Authentication friction also hurts productivity. Employees sign in many times a day across laptops, mobile apps, VPNs, SaaS tools, internal portals, and third-party systems. Contractors and partners often face even worse friction because they are outside the core device and identity management model. Customers abandon workflows when sign-in is difficult.

Compliance pressure is another driver. Regulators and auditors increasingly expect stronger identity assurance, better access governance, and documented control over sensitive systems. Passwords alone are weak evidence of identity. They can be guessed, stolen, or replayed. That makes them a poor foundation for regulated workloads.

Remote work, BYOD, and distributed teams have only made the problem harder. A password-centered model assumes a predictable endpoint and a controlled network perimeter. That assumption no longer holds. Modern enterprises need authentication that travels with the user while remaining resistant to common attack paths.

“The cost of authentication is no longer just security risk. It is also time, support load, and employee friction.”

  • Primary pain points: reuse, weak secrets, phishing, MFA fatigue, and resets.
  • Business impact: downtime, lost productivity, and higher support costs.
  • Governance impact: weaker proof of identity and more audit exposure.
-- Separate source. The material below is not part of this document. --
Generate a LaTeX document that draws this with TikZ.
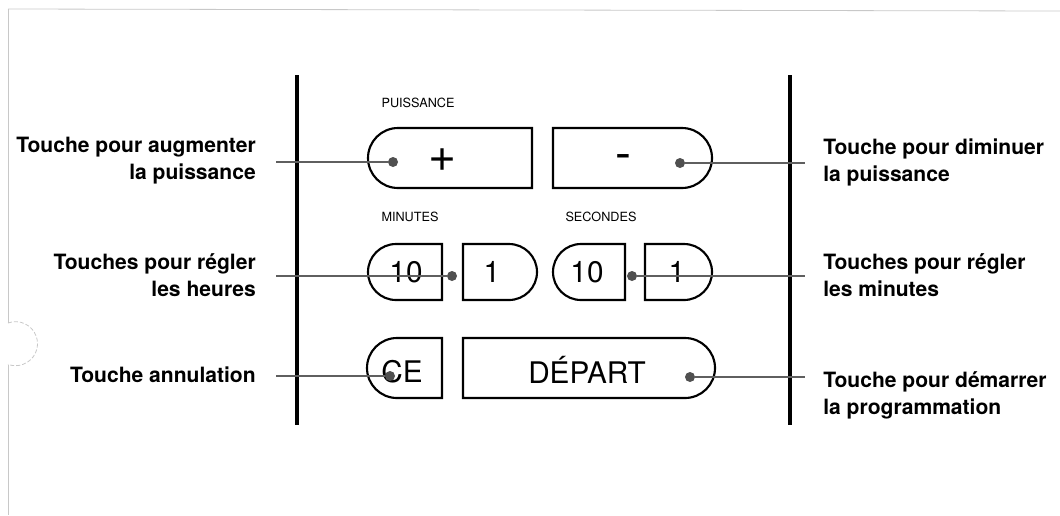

The Security Case for Passkeys

Passkeys are phishing-resistant by design because they use origin binding and non-reusable credentials. A passkey created for one service cannot be replayed on a fake login page because the browser and authenticator verify the site origin. The attacker may copy the page, but they cannot trick the passkey into signing for the wrong origin.

This matters because credential theft is still one of the most common entry points for attackers. Passkeys reduce the value of credential stuffing, replay attacks, and database breaches. If a service is breached and public keys are exposed, the attacker still does not get the private key needed for authentication. That is a major improvement over password databases, where the secret itself is often the asset.

Traditional MFA is better than passwords alone, but not all MFA methods are equally resistant to attack. Push notifications can be approved under pressure. SMS can be intercepted. One-time codes can be phished in real time. Passkeys remove the shared secret from the flow entirely, which closes the door on many social engineering techniques.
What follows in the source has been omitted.